Models können bekanntlich launisch und zickig sein. Auch Emma weigert sich beharrlich, "Platz" zu machen und entfernt sich unerlaubt vom Set. "So ist das mit den Castings", sagt Stäcker und lacht. Frauchen Lynn zückt erneut ein Leckerli, und als wäre nichts gewesen, ist Emma bereit fürs nächste Foto. "Leckerlis sind wichtig. Aber man muss vorsichtig sein. Heute Morgen hat ein Hund die ganze Tüte vom Tisch gerissen. Da muss man schon auf die Kameras aufpassen", sagt Eisenträger. Die Hündin Emma gehört zu den eher entspannten Kandidaten.

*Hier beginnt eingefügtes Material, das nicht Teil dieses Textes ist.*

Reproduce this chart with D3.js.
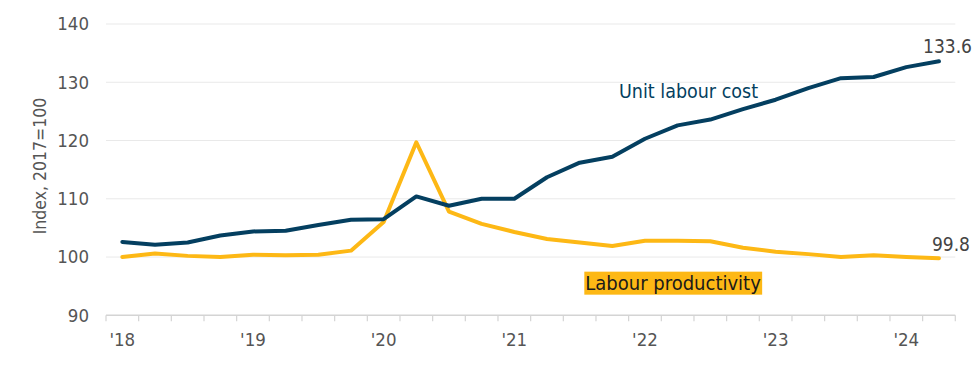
<!DOCTYPE html>
<html>
<head>
<meta charset="utf-8">
<script src="https://cdn.jsdelivr.net/npm/d3@7"></script>
<style>
  html, body { margin: 0; padding: 0; background: #fff; }
  svg { display: block; font-family: "DejaVu Sans Condensed", "DejaVu Sans", sans-serif; font-stretch: condensed; }
</style>
</head>
<body>
<svg id="chart" width="980" height="365"></svg>
<script>
const quarters = [
  "2018Q1","2018Q2","2018Q3","2018Q4",
  "2019Q1","2019Q2","2019Q3","2019Q4",
  "2020Q1","2020Q2","2020Q3","2020Q4",
  "2021Q1","2021Q2","2021Q3","2021Q4",
  "2022Q1","2022Q2","2022Q3","2022Q4",
  "2023Q1","2023Q2","2023Q3","2023Q4",
  "2024Q1","2024Q2"
];
const unitLabourCost = [
  102.6, 102.1, 102.5, 103.7,
  104.4, 104.5, 105.5, 106.4,
  106.5, 110.4, 108.8, 110.0,
  110.0, 113.7, 116.2, 117.2,
  120.3, 122.6, 123.6, 125.4,
  127.0, 129.0, 130.7, 130.9,
  132.6, 133.6
];
const labourProductivity = [
  100.0, 100.6, 100.2, 100.0,
  100.4, 100.3, 100.4, 101.1,
  106.0, 119.7, 107.8, 105.7,
  104.3, 103.1, 102.5, 101.9,
  102.8, 102.8, 102.7, 101.6,
  100.9, 100.5, 100.0, 100.3,
  100.0, 99.8
];
const yTicks = [90, 100, 110, 120, 130, 140];
const yearLabels = ["'18","'19","'20","'21","'22","'23","'24"];
const yTitle = "Index, 2017=100";
const seriesNames = ["Unit labour cost", "Labour productivity"];

(function () {
const navy = "#043F60";
const gold = "#FDB815";

const svg = d3.select("#chart");
const mLeft = 106, mRight = 955.3, mTop = 24, mBottom = 315.3;

const x = d3.scaleBand().domain(quarters).range([mLeft, mRight]).paddingInner(0).paddingOuter(0);
const xc = q => x(q) + x.bandwidth() / 2;
const y = d3.scaleLinear().domain([90, 140]).range([mBottom, mTop]);

// gridlines
svg.append("g").selectAll("line")
  .data(yTicks.filter(t => t !== 90))
  .join("line")
  .attr("x1", mLeft).attr("x2", mRight)
  .attr("y1", d => y(d)).attr("y2", d => y(d))
  .attr("stroke", "#e9e9e9").attr("stroke-width", 1);

// y axis labels
const yAxis = d3.axisLeft(y).tickValues(yTicks).tickSize(0).tickPadding(17);
const yg = svg.append("g").attr("transform", `translate(${mLeft},0)`).call(yAxis);
yg.select(".domain").remove();
yg.attr("font-family", null);
yg.selectAll("text").attr("fill", "#555").attr("font-size", 18.5);

// x axis
const xAxis = d3.axisBottom(x).tickSize(0).tickFormat(q => q.endsWith("Q1") ? yearLabels[+q.slice(2,4) - 18] : "");
const xg = svg.append("g").attr("transform", `translate(0,${mBottom})`).call(xAxis);
xg.attr("font-family", null);
xg.select(".domain").attr("stroke", "#d4d4d4").attr("stroke-width", 1.5).attr("d", `M${mLeft},0H${mRight}`);
xg.selectAll("text").attr("fill", "#555").attr("font-size", 18.5).attr("dy", "1.52em");
// band boundary ticks
xg.append("g").selectAll("line")
  .data(quarters.map(q => x(q)).concat([mRight]))
  .join("line")
  .attr("x1", d => d).attr("x2", d => d)
  .attr("y1", 0).attr("y2", 6)
  .attr("stroke", "#d4d4d4").attr("stroke-width", 1.2);

// y title
svg.append("text")
  .attr("transform", `translate(46,166) rotate(-90)`)
  .attr("text-anchor", "middle")
  .attr("fill", "#555").attr("font-size", 17.5)
  .text(yTitle);

// lines
const line = d3.line().x((d, i) => xc(quarters[i])).y(d => y(d)).curve(d3.curveLinear);
svg.append("path").datum(labourProductivity)
  .attr("d", line).attr("fill", "none").attr("stroke", gold)
  .attr("stroke-width", 4).attr("stroke-linecap", "round").attr("stroke-linejoin", "round");
svg.append("path").datum(unitLabourCost)
  .attr("d", line).attr("fill", "none").attr("stroke", navy)
  .attr("stroke-width", 4).attr("stroke-linecap", "round").attr("stroke-linejoin", "round");

// end labels
const lastQ = quarters[quarters.length - 1];
const lastX = xc(lastQ);
svg.append("text").attr("x", lastX + 33).attr("y", y(unitLabourCost[unitLabourCost.length - 1]) - 8)
  .attr("text-anchor", "end").attr("fill", "#444").attr("font-size", 19)
  .text(unitLabourCost[unitLabourCost.length - 1].toFixed(1));
svg.append("text").attr("x", lastX + 31).attr("y", y(labourProductivity[labourProductivity.length - 1]) - 7)
  .attr("text-anchor", "end").attr("fill", "#444").attr("font-size", 19)
  .text(labourProductivity[labourProductivity.length - 1].toFixed(1));

// series labels
svg.append("text").attr("x", xc("2022Q1") - 26).attr("y", y(127.3))
  .attr("fill", navy).attr("font-size", 19.5).text(seriesNames[0]);

const lp = svg.append("g");
const lpText = lp.append("text").attr("x", xc("2021Q4") - 27).attr("y", y(94.4))
  .attr("fill", "#1a1a1a").attr("font-size", 20).text(seriesNames[1]);
const bb = lpText.node().getBBox();
lp.insert("rect", "text")
  .attr("x", bb.x - 1).attr("y", bb.y + 1)
  .attr("width", bb.width + 2).attr("height", bb.height - 1)
  .attr("fill", gold);
})();
</script>
</body>
</html>
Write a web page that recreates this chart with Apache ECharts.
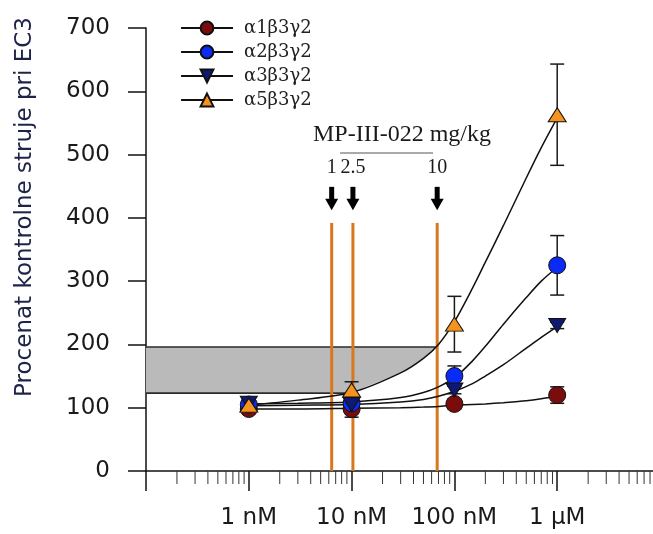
<!DOCTYPE html>
<html><head><meta charset="utf-8">
<script src="https://cdn.jsdelivr.net/npm/echarts@6/dist/echarts.min.js"></script>
<style>html,body{margin:0;padding:0;background:#fff}#c{width:653px;height:534px}</style>
</head><body><div id="c"></div>
<script>
// ---------- data ----------
const seriesNames = ['α1β3γ2', 'α2β3γ2', 'α3β3γ2', 'α5β3γ2'];
const conc = [1, 10, 100, 1000]; // nM
const a1Mean = [98, 98, 106, 120];
const a1Err = [6, 13, 8, 13];
const a2Mean = [105, 107, 150, 325];
const a2Err = [5, 8, 16, 47];
const a3Mean = [107, 105, 128, 230];
const a3Err = [5, 5, 6, 5];
const a5Mean = [104, 128, 232, 563];
const a5Err = [5, 13, 44, 80];

const curveConc = [1, 3, 10, 30, 50, 70, 100, 150, 200, 300, 500, 700, 1000];
const a1Curve = [98, 98, 99, 100, 101, 102, 104, 105, 106, 108, 111, 114, 118];
const a2Curve = [106, 107, 109, 116, 124, 133, 147, 174, 197, 232, 274, 300, 322];
const a3Curve = [103, 104, 105, 109, 113, 118, 126, 138, 150, 168, 194, 211, 228];
const a5Curve = [104, 112, 124, 155, 178, 200, 236, 289, 330, 388, 463, 511, 558];

const doseLabels = ['1', '2.5', '10'];
const doseConc = [6.4, 10.3, 68];
const bandLow = 123, bandHigh = 196, bandStartConc = 0.1, bandEndConc = 67;

const xTickValues = [1, 10, 100, 1000];
const xTickLabels = ['1 nM', '10 nM', '100 nM', '1 µM'];
const minorTicks = [0.2,0.3,0.4,0.5,0.6,0.7,0.8,0.9, 2,3,4,5,6,7,8,9, 20,30,40,50,60,70,80,90,
  200,300,400,500,600,700,800,900, 2000,3000,4000,5000,6000,7000,8000,9000];

// ---------- styling constants ----------
const colors = ['#7a0c0c', '#0a2af5', '#0e1a72', '#f5931e'];
const symbols = ['circle', 'circle', 'triangle', 'triangle'];
const rotations = [0, 0, 180, 0];
const sizes = [17, 17, [17, 14], [18, 14]];
const means = [a1Mean, a2Mean, a3Mean, a5Mean];
const errs = [a1Err, a2Err, a3Err, a5Err];
const curves = [a1Curve, a2Curve, a3Curve, a5Curve];
const vlineTop = 392, arrowTop = 449, arrowHead = 430, arrowTip = 412, doseLabelY = 479;
const SANS = 'DejaVu Sans', SERIF = 'Liberation Serif';

const chart = echarts.init(document.getElementById('c'));
const series = [];

// gray band
series.push({
  type: 'custom', silent: true, z: 1, clip: false,
  data: [[bandStartConc, bandHigh]], encode: {x: 0, y: 1},
  renderItem: function (params, api) {
    const pts = [[bandStartConc, bandHigh], [bandEndConc, bandHigh]];
    const a5 = curves[3];
    for (let i = curveConc.length - 1; i >= 0; i--) {
      if (curveConc[i] < bandEndConc && curveConc[i] >= 10) pts.push([curveConc[i], a5[i]]);
    }
    pts.push([bandStartConc, bandLow]);
    const px = pts.map(p => api.coord(p));
    const lowEnd = api.coord([10, bandLow]);
    return {type: 'group', children: [
      {type: 'polygon', shape: {points: px}, style: {fill: '#bababa', stroke: null}},
      {type: 'line', shape: {x1: px[0][0], y1: px[0][1], x2: px[1][0], y2: px[1][1]}, style: {stroke: '#2a2a2a', lineWidth: 1.6}},
      {type: 'line', shape: {x1: px[px.length-1][0], y1: px[px.length-1][1], x2: lowEnd[0], y2: lowEnd[1]}, style: {stroke: '#2a2a2a', lineWidth: 1.6}}
    ]};
  }
});

// orange vertical lines, arrows and dose labels
series.push({
  type: 'custom', silent: true, z: 2, clip: false,
  data: doseConc.map(c => [c, vlineTop]), encode: {x: 0, y: 1},
  renderItem: function (params, api) {
    const c = api.value(0);
    const b = api.coord([c, 0]), t = api.coord([c, vlineTop]);
    const at = api.coord([c, arrowTop]), ah = api.coord([c, arrowHead]), tip = api.coord([c, arrowTip]);
    const lp = api.coord([c, doseLabelY]);
    return {type: 'group', children: [
      {type: 'line', shape: {x1: b[0], y1: b[1], x2: t[0], y2: t[1]}, style: {stroke: '#d8781c', lineWidth: 3}},
      {type: 'rect', shape: {x: at[0] - 2.5, y: at[1], width: 5, height: ah[1] - at[1] + 1}, style: {fill: '#000'}},
      {type: 'polygon', shape: {points: [[ah[0] - 6.5, ah[1]], [ah[0] + 6.5, ah[1]], [tip[0], tip[1]]]}, style: {fill: '#000'}},
      {type: 'text', x: lp[0], y: lp[1], style: {text: doseLabels[params.dataIndex], font: '20px ' + SERIF, fill: '#1a1a1a', align: 'center', verticalAlign: 'middle', textAlign: 'center', textVerticalAlign: 'middle'}}
    ]};
  }
});

// minor ticks on x axis
series.push({
  type: 'custom', silent: true, z: 2, clip: false,
  data: minorTicks.map(v => [v, 0]), encode: {x: 0, y: 1},
  renderItem: function (params, api) {
    const p = api.coord([api.value(0), 0]);
    return {type: 'line', shape: {x1: p[0], y1: p[1], x2: p[0], y2: p[1] + 13}, style: {stroke: '#333', lineWidth: 1}};
  }
});

// fitted curves (also legend entries)
for (let k = 0; k < 4; k++) {
  series.push({
    type: 'line', name: seriesNames[k], z: 3, silent: true,
    data: curveConc.map((c, i) => [c, curves[k][i]]),
    smooth: 0.3, showSymbol: false,
    symbol: symbols[k], symbolRotate: rotations[k],
    lineStyle: {color: '#111', width: 1.5},
    itemStyle: {color: colors[k], borderColor: '#111', borderWidth: 1},
    emphasis: {disabled: true}
  });
}

// error bars + markers
for (let k = 0; k < 4; k++) {
  series.push({
    type: 'custom', silent: true, z: 4, clip: false,
    data: conc.map((c, i) => [c, means[k][i], errs[k][i]]), encode: {x: 0, y: 1},
    renderItem: function (params, api) {
      const x = api.value(0), m = api.value(1), e = api.value(2);
      const t = api.coord([x, m + e]), b = api.coord([x, m - e]);
      const hw = 7;
      const st = {stroke: '#1a1a1a', lineWidth: 1.5};
      return {type: 'group', children: [
        {type: 'line', shape: {x1: t[0], y1: t[1], x2: b[0], y2: b[1]}, style: st},
        {type: 'line', shape: {x1: t[0] - hw, y1: t[1], x2: t[0] + hw, y2: t[1]}, style: st},
        {type: 'line', shape: {x1: b[0] - hw, y1: b[1], x2: b[0] + hw, y2: b[1]}, style: st}
      ]};
    }
  });
  series.push({
    type: 'scatter', name: seriesNames[k] + ' data', z: 5, silent: true,
    data: conc.map((c, i) => [c, means[k][i]]),
    symbol: symbols[k], symbolRotate: rotations[k], symbolSize: sizes[k],
    itemStyle: {color: colors[k], borderColor: '#111', borderWidth: 1, opacity: 1},
    emphasis: {disabled: true}
  });
}

const option = {
  animation: false,
  backgroundColor: '#fff',
  grid: {left: 146, top: 28, width: 514, height: 443, containLabel: false, outerBoundsMode: 'none'},
  legend: {
    orient: 'vertical', left: 175, top: 14, itemWidth: 52, itemHeight: 16, itemGap: 6,
    data: seriesNames, selectedMode: false,
    textStyle: {fontFamily: 'DejaVu Serif', fontSize: 18, color: '#222', padding: [0, 0, 0, 6]}
  },
  xAxis: {
    type: 'log', logBase: 10, min: 0.1, max: 10000,
    axisLine: {show: true, lineStyle: {color: '#111', width: 1.5}},
    axisTick: {show: true, length: 20, lineStyle: {color: '#111', width: 1.5}},
    splitLine: {show: false},
    axisLabel: {
      margin: 36, fontFamily: SANS, fontSize: 23, color: '#1a1a1a',
      formatter: function (v) {
        for (let i = 0; i < xTickValues.length; i++) {
          if (Math.abs(v - xTickValues[i]) / xTickValues[i] < 1e-6) return xTickLabels[i];
        }
        return '';
      }
    }
  },
  yAxis: {
    type: 'value', min: 0, max: 700, interval: 100,
    axisLine: {show: true, lineStyle: {color: '#111', width: 1.5}},
    axisTick: {show: true, length: 18, lineStyle: {color: '#111', width: 1.5}},
    splitLine: {show: false},
    axisLabel: {margin: 36, fontFamily: SANS, fontSize: 23, color: '#1a1a1a'}
  },
  graphic: [
    {type: 'text', x: 25, y: 207, rotation: Math.PI / 2,
     style: {text: 'Procenat kontrolne struje pri EC3', font: '23px ' + SANS, fill: '#1e2348',
             align: 'center', verticalAlign: 'middle', textAlign: 'center', textVerticalAlign: 'middle'}},
    {type: 'text', x: 402, y: 135,
     style: {text: 'MP-III-022 mg/kg', font: '24px ' + SERIF, fill: '#1a1a1a',
             align: 'center', verticalAlign: 'middle', textAlign: 'center', textVerticalAlign: 'middle'}},
    {type: 'line', shape: {x1: 340, y1: 153, x2: 433, y2: 153}, style: {stroke: '#555', lineWidth: 1}}
  ],
  series: series
};
chart.setOption(option);
</script>
</body></html>
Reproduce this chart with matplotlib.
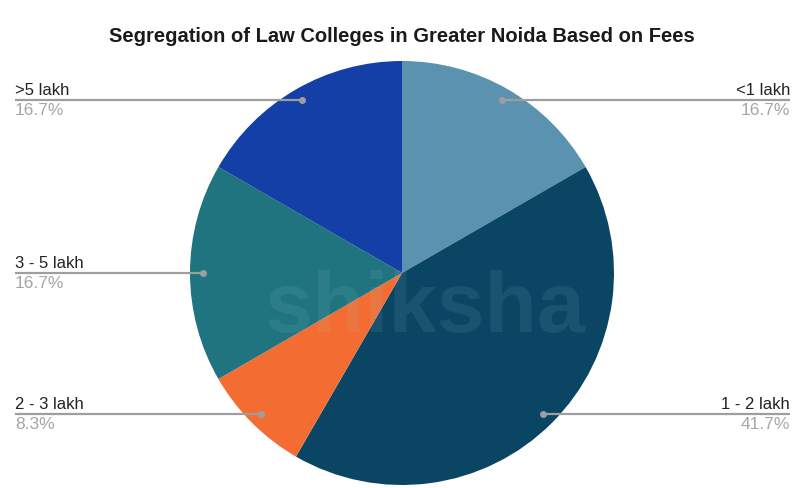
import numpy as np
import matplotlib.pyplot as plt

# Fee segregation data
categories = ["<1 lakh", "1 - 2 lakh", "2 - 3 lakh", "3 - 5 lakh", ">5 lakh"]
counts = [2, 5, 1, 2, 2]
pct_labels = ["16.7%", "41.7%", "8.3%", "16.7%", "16.7%"]
colors = ["#5a92b0", "#0b4564", "#f36d32", "#1f7480", "#143fa6"]

W, H = 804, 489
fig = plt.figure(figsize=(W / 100, H / 100), dpi=100)
ax = fig.add_axes([0, 0, 1, 1])

cx, cy, r = 402, H - 274, 212
wedges, _ = ax.pie(counts, colors=colors, startangle=90, counterclock=False,
                   center=(cx, cy), radius=r, frame=True,
                   wedgeprops=dict(linewidth=0))
ax.set_xlim(0, W)
ax.set_ylim(0, H)
ax.set_aspect("auto")
ax.axis("off")

# faint watermark
ax.text(425, H - 310, "shiksha", fontsize=62, fontweight="bold",
        color="#9fd3d6", alpha=0.1, ha="center", va="center",
        family="Liberation Sans", zorder=5)

for w, name, pct in zip(wedges, categories, pct_labels):
    mid = np.deg2rad((w.theta1 + w.theta2) / 2)
    dx = cx + 0.94 * r * np.cos(mid)
    dy = cy + 0.94 * r * np.sin(mid)
    if np.cos(mid) >= 0:
        x_end, ha = 790, "right"
    else:
        x_end, ha = 15, "left"
    ax.plot([dx, x_end], [dy, dy], color="#9e9e9e", lw=1.6, zorder=6,
            solid_capstyle="butt")
    ax.plot(dx, dy, "o", color="#9e9e9e", ms=4, zorder=7)
    ax.text(x_end, dy + 3, name, ha=ha, va="bottom", fontsize=12,
            color="#222222", family="Liberation Sans", zorder=7)
    ax.text(x_end, dy - 2, pct, ha=ha, va="top", fontsize=12.5,
            color="#a6a6a6", family="Liberation Sans", zorder=7)

fig.text(402 / W, 1 - 37 / H, "Segregation of Law Colleges in Greater Noida Based on Fees",
         ha="center", va="center", fontsize=14.5, fontweight="bold",
         color="#1a1a1a", family="Liberation Sans")

fig.savefig("out.png", dpi=100, facecolor="white")
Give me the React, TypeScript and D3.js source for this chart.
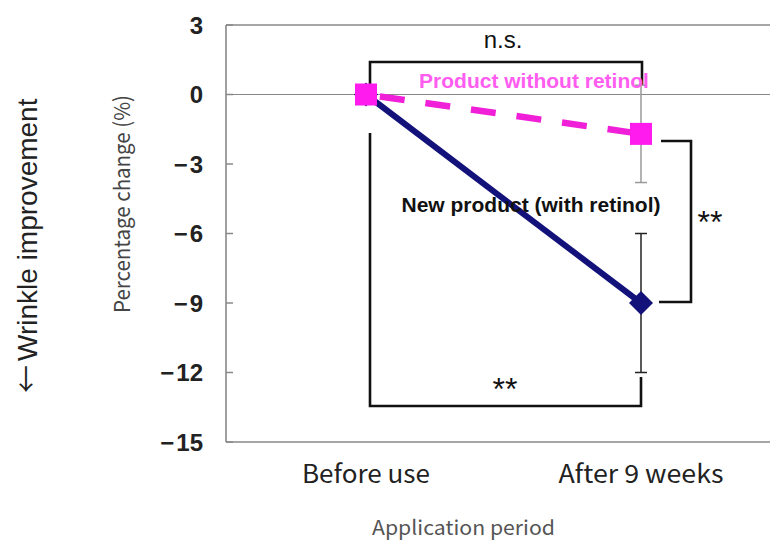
import React from "react";
import * as d3 from "d3";

const categories = ["Before use", "After 9 weeks"];
const newProduct = [0, -9.0];
const newProductErr = [0, 3.0];
const noRetinol = [0, -1.7];
const noRetinolErr = [0, 2.1];
const yTicks = [3, 0, -3, -6, -9, -12, -15];

const W = 770;
const H = 540;

export default function App() {
  const x = d3.scalePoint<string>().domain(categories).range([366, 641]);
  const y = d3.scaleLinear().domain([3, -15]).range([25, 442]);
  const left = 226;
  const right = 770;

  const line = d3
    .line<number>()
    .x((_, i) => x(categories[i]) as number)
    .y((d) => y(d));

  const narrow = "'Liberation Sans Narrow', 'Arial Narrow', 'Liberation Sans', Arial, sans-serif";
  const arial = "'Liberation Sans', Arial, sans-serif";
  const cjk = "'Noto Sans CJK JP', 'Liberation Sans', sans-serif";

  const xB = x(categories[0]) as number;
  const xA = x(categories[1]) as number;
  const catWidths = [128, 165];

  const errBar = (i: number, vals: number[], errs: number[], color: string) => {
    const cx = x(categories[i]) as number;
    if (!errs[i]) return null;
    const top = y(vals[i] + errs[i]);
    const bot = y(vals[i] - errs[i]);
    return (
      <g key={"e" + color + i} stroke={color} strokeWidth={1.5}>
        <line x1={cx} x2={cx} y1={top} y2={bot} />
        <line x1={cx - 6} x2={cx + 6} y1={top} y2={top} />
        <line x1={cx - 6} x2={cx + 6} y1={bot} y2={bot} />
      </g>
    );
  };

  return (
    <div style={{ position: "absolute", left: 0, top: 0 }}>
      <svg width={W} height={H} style={{ display: "block", background: "#fff" }}>
        {/* frame */}
        <g stroke="#888" strokeWidth={1.6} fill="none">
          <line x1={left} x2={right} y1={y(3)} y2={y(3)} />
          <line x1={left} x2={right} y1={y(-15)} y2={y(-15)} />
          <line x1={left} x2={left} y1={y(3)} y2={y(-15)} />
          <line x1={left} x2={right} y1={y(0)} y2={y(0)} strokeWidth={1.2} />
        </g>
        {/* ticks */}
        {yTicks.map((t) => (
          <g key={t}>
            <line x1={left} x2={left + 7} y1={y(t)} y2={y(t)} stroke="#888" strokeWidth={1.5} />
            <text
              x={203}
              y={y(t)}
              dy="0.36em"
              textAnchor="end"
              fontFamily={narrow}
              fontWeight="bold"
              fontSize={24}
              fill="#222"
            >
              {t < 0 ? (
                <>
                  <tspan fontFamily={arial}>{"\u2212"}</tspan>
                  <tspan dx={2}>{Math.abs(t)}</tspan>
                </>
              ) : (
                String(t)
              )}
            </text>
          </g>
        ))}
        {/* x labels */}
        {categories.map((c, i) => (
          <text
            key={c}
            x={(x(c) as number) - catWidths[i] / 2}
            y={483}
            fontFamily={cjk}
            fontSize={25}
            fill="#222"
            textLength={catWidths[i]}
            lengthAdjust="spacingAndGlyphs"
          >
            {c}
          </text>
        ))}
        <text
          x={372}
          y={535}
          fontFamily={cjk}
          fontSize={20}
          fill="#555"
          textLength={183}
          lengthAdjust="spacingAndGlyphs"
        >
          Application period
        </text>
        <text
          transform={`translate(130,313) rotate(-90)`}
          fontFamily={cjk}
          fontSize={22}
          fill="#444"
          textLength={218}
          lengthAdjust="spacingAndGlyphs"
        >
          Percentage change (%)
        </text>
        <text
          transform={`translate(37,393) rotate(-90)`}
          fontFamily={arial}
          fontSize={28}
          fill="#222"
        >
          <tspan fontFamily={cjk}>←</tspan>
          <tspan dx={4}>Wrinkle improvement</tspan>
        </text>

        {/* brackets */}
        <g stroke="#111" strokeWidth={2.6} fill="none">
          <path d={`M${xB + 4},88 V62 H${xA + 1} V86`} />
          <path d={`M${xB + 4},133 V406 H${xA} V377`} />
          <path d={`M661,141 H691 V302 H659`} />
        </g>
        <text x={503} y={48} textAnchor="middle" fontFamily={arial} fontSize={24} fill="#111">
          n.s.
        </text>
        <text x={505} y={400} textAnchor="middle" fontFamily={arial} fontSize={32} fill="#111">
          **
        </text>
        <text x={710} y={233} textAnchor="middle" fontFamily={arial} fontSize={32} fill="#111">
          **
        </text>

        {/* error bars */}
        {errBar(1, noRetinol, noRetinolErr, "#9a9a9a")}
        {errBar(1, newProduct, newProductErr, "#222")}

        {/* lines */}
        <path d={line(newProduct) as string} fill="none" stroke="#12127a" strokeWidth={6} />
        <path
          d={line(noRetinol) as string}
          fill="none"
          stroke="#f01fd8"
          strokeWidth={6.5}
          strokeDasharray="25 21"
          strokeDashoffset={-14}
        />
        {/* markers */}
        {newProduct.map((v, i) => {
          const cx = x(categories[i]) as number;
          const cy = y(v);
          const r = 12;
          return (
            <path
              key={"d" + i}
              d={`M${cx},${cy - r} L${cx + r},${cy} L${cx},${cy + r} L${cx - r},${cy} Z`}
              fill="#12127a"
            />
          );
        })}
        {noRetinol.map((v, i) => {
          const cx = x(categories[i]) as number;
          const cy = y(v);
          return <rect key={"s" + i} x={cx - 11} y={cy - 11} width={22} height={22} fill="#ff1aee" />;
        })}

        {/* series labels */}
        <text x={534} y={88} textAnchor="middle" fontFamily={arial} fontWeight="bold" fontSize={21} fill="#ff5cf0">
          Product without retinol
        </text>
        <text x={531} y={212} textAnchor="middle" fontFamily={arial} fontWeight="bold" fontSize={21} fill="#111">
          New product (with retinol)
        </text>
      </svg>
    </div>
  );
}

So wie auch Schildi, die Schildkröte. "Mit Schildi war es einfach. Sie konnte ja nicht schnell weglaufen", sagt Fotograf Moritz Schreyer. Oft habe man das Problem, dass sich die tierischen Models nicht richtig stellen lassen oder die gewünschte Position ruckzuck wieder verlassen. "Die Schildkröte konnten wir einfach positionieren", erzählt Schreyer. Von Schildis Geduld könnten sich Heidi Klums Models noch eine Scheibe abschneiden. Aber auch in Wedel geht es manchmal ein wenig undiszipliniert zu. "Wir hatten mal zwei japanische Jagdhunde hier. Diese Tiere sind menschenscheu und keine Rudeltiere. Die Hunde sind die ganze Zeit im Kreis gelaufen, natürlich gegeneinander. Da fotografiert man eine Stunde lang, um ein anständiges Foto zu bekommen."

So manches Tier verhält sich gar wie eine Diva. Julie beispielsweise. Der Jack-Russel-Mops-Mischling sorgte für Trubel im Studio. "Es war ziemlich wild. Es war schwer, dass Julie still sitzen bleibt. Letztendlich sind viele bewegte Bilder entstanden", sagt Fotograf Schreyer. Julie hat eben ihren eigenen Kopf. Auf einigen Fotos streckt der Mischling nun die Zunge heraus, auf anderen sitzt er auf den Hinterbeinen oder lässt die Ohren fliegen.

Hund, Katze, Maus. Kaum ist ein Kandidat abgelichtet, führt schon der nächste Besitzer seinen Schützling vor. Und plötzlich steht dann doch noch ein kleines Pferd im Studio. Oder doch nicht? Der große weiße Vierbeiner ist in Wahrheit ein argentinischer Jagdhund. Das zwischen 50 und 60 Kilo schwere und liebevoll Kai-Uwe genannte Tier passt gerade eben durch die Tür.

Doch die Teilnahmebedingungen für das Casting sind erfüllt, also los geht's. Der Hund hat reichlich viel Konkurrenz, aber wer weiß, vielleicht schafft es Kai-Uwe ja unter Wedels next Tiermodels.